While today's economic calendar was not necessarily "empty," it may as well have been in terms of market movement potential. Home prices came in hotter according to FHFA, but bonds never care about home price indices (apart from the housing meltdown, perhaps). Same story for new home sales which tanked due to Hurricane Milton. Consumer confidence and the 5yr auction were right in line with expectations, thus leaving only the Fed Minutes at 2pm. The Fed couldn't possibly have said anything interesting 3 weeks ago that we haven't already heard several of them say in the past 3 weeks. Therefore, it was never likely to inspire bond market movement. We're left with a modest correction to yesterday's rally and a day of mostly flat trading into the 3pm CME close. Wednesday could be a bit jumpier depending on the data and month-end trading uncertainty.

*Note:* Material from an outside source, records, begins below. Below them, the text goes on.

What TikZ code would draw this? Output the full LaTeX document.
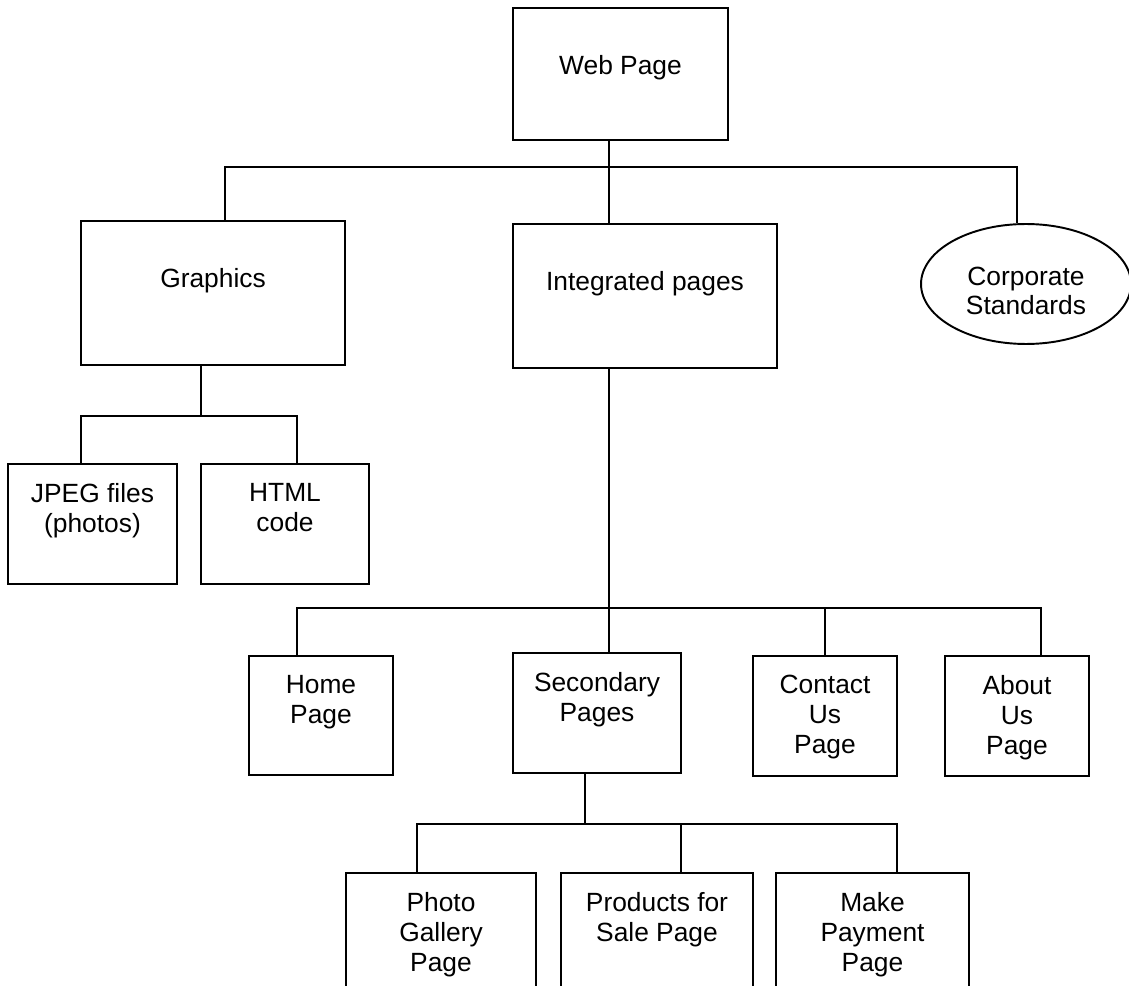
\documentclass[tikz,border=0pt]{standalone}
\usepackage{fontspec}
\setmainfont{Liberation Sans}
\usetikzlibrary{shapes.geometric}
\newcommand{\boxtext}[4]{\parbox[c][#2][t]{#1}{\centering\vspace*{#3}#4\par}}
\tikzset{pagebox/.style={draw, inner sep=0pt},
	corpbox/.style={draw, ellipse, inner sep=0pt, minimum width=4.2cm, minimum height=2.4cm}}

\begin{document}
\begin{tikzpicture}[x=0.02cm, y=-0.02cm, line width=1.1pt, font=\fontsize{15pt}{17.07pt}\selectfont]
	\useasboundingbox (0,0) rectangle (1129,986);
	\clip (0,0) rectangle (1129,986);
	\node[pagebox] (web) at (620.5,74) {\boxtext{4.3cm}{2.64cm}{0.94cm}{Web Page}};
	\node[pagebox] (graph) at (213,293) {\boxtext{5.28cm}{2.88cm}{0.94cm}{Graphics}};
	\node[pagebox] (integ) at (645,296) {\boxtext{5.28cm}{2.88cm}{0.94cm}{Integrated pages}};
	\node[corpbox] (corp) at (1026,284) {\begin{tabular}{@{}c@{}}\rule{0pt}{0.82cm}Corporate\\Standards\end{tabular}};
	\node[pagebox] (jpeg) at (92.5,524) {\boxtext{3.38cm}{2.4cm}{0.38cm}{JPEG files\\(photos)}};
	\node[pagebox] (html) at (285,524) {\boxtext{3.36cm}{2.4cm}{0.38cm}{HTML\\code}};
	\node[pagebox] (home) at (321,715.5) {\boxtext{2.88cm}{2.38cm}{0.38cm}{Home\\Page}};
	\node[pagebox] (second) at (597,713) {\boxtext{3.36cm}{2.4cm}{0.38cm}{Secondary\\Pages}};
	\node[pagebox] (contact) at (825,716) {\boxtext{2.88cm}{2.4cm}{0.38cm}{Contact\\Us\\Page}};
	\node[pagebox] (about) at (1017,716) {\boxtext{2.88cm}{2.4cm}{0.38cm}{About\\Us\\Page}};
	\node[pagebox] (photo) at (441,973) {\boxtext{3.8cm}{4cm}{0.38cm}{Photo\\Gallery\\Page}};
	\node[pagebox] (products) at (657,973) {\boxtext{3.84cm}{4cm}{0.38cm}{Products for\\Sale Page}};
	\node[pagebox] (payment) at (872.5,973) {\boxtext{3.86cm}{4cm}{0.38cm}{Make\\Payment\\Page}};
	\coordinate (top) at (609,167);
	\coordinate (topl) at (225,167);
	\coordinate (topr) at (1017,167);
	\draw (web.south -| top) -- (integ.north -| top);
	\draw (graph.north -| topl) -- (topl) -- (topr) -- (corp.north -| topr);
	\coordinate (gfx) at (201,416);
	\coordinate (gfxl) at (81,416);
	\coordinate (gfxr) at (297,416);
	\draw (graph.south -| gfx) -- (gfx);
	\draw (jpeg.north -| gfxl) -- (gfxl) -- (gfxr) -- (html.north -| gfxr);
	\coordinate (mid) at (609,608);
	\coordinate (midl) at (297,608);
	\coordinate (midc) at (825,608);
	\coordinate (midr) at (1041,608);
	\draw (integ.south -| mid) -- (second.north -| mid);
	\draw (home.north -| midl) -- (midl) -- (midr) -- (about.north -| midr);
	\draw (midc) -- (contact.north -| midc);
	\coordinate (low) at (585,824);
	\coordinate (lowl) at (417,824);
	\coordinate (lowc) at (681,824);
	\coordinate (lowr) at (897,824);
	\draw (second.south -| low) -- (low);
	\draw (photo.north -| lowl) -- (lowl) -- (lowr) -- (payment.north -| lowr);
	\draw (lowc) -- (products.north -| lowc);
\end{tikzpicture}
\end{document}
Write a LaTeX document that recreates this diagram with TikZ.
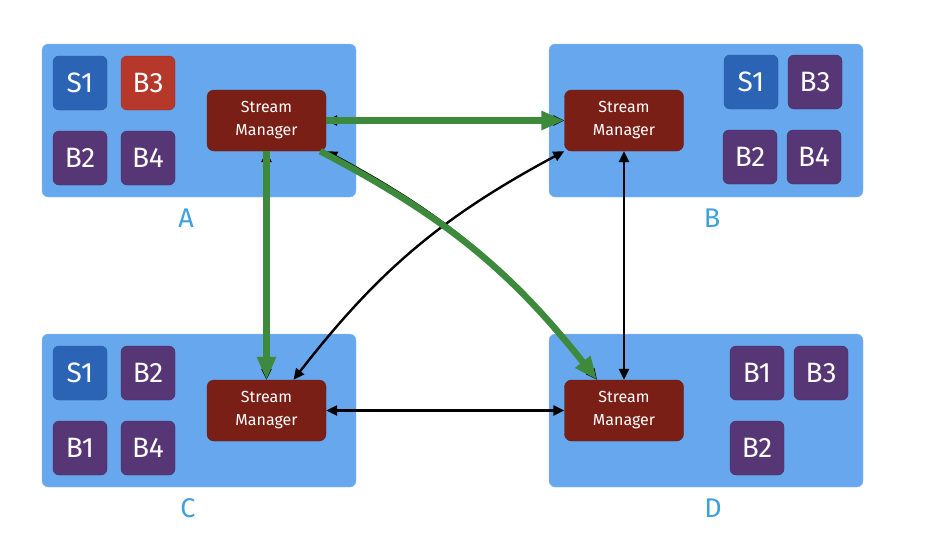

Bonds drift sideways to slightly weaker overnight. MBS down only 2 ticks (.06) and 10yr up 2.2 bps at 4.296
10:25 AM
Off the AM highs with MBS now down 6 ticks (.19) and 10yr yields up 4.4bps at 4.319
01:03 PM
Ho hum 5yr auction. Bonds little changed ad modestly weaker levels. MBS down 5 ticks (.16) and 10yr up 3.1bps at 4.307
02:05 PM
No response to Fed minutes and no change to levels from the last update
Lock / Float Considerations
The rising rate trend that began in October finally ended last week. Bond's victory had been to merely move sideways instead of higher in yield. Bessent's Treasury appointment added emphasis to the reversal, giving the appearance that rates are headed back in the other direction. While such a move is possible, it is most likely to be seen in response to sufficiently weak economic data. In other words, the early rally this week is "nice," but it's only an indication of ongoing improvement if the data says so.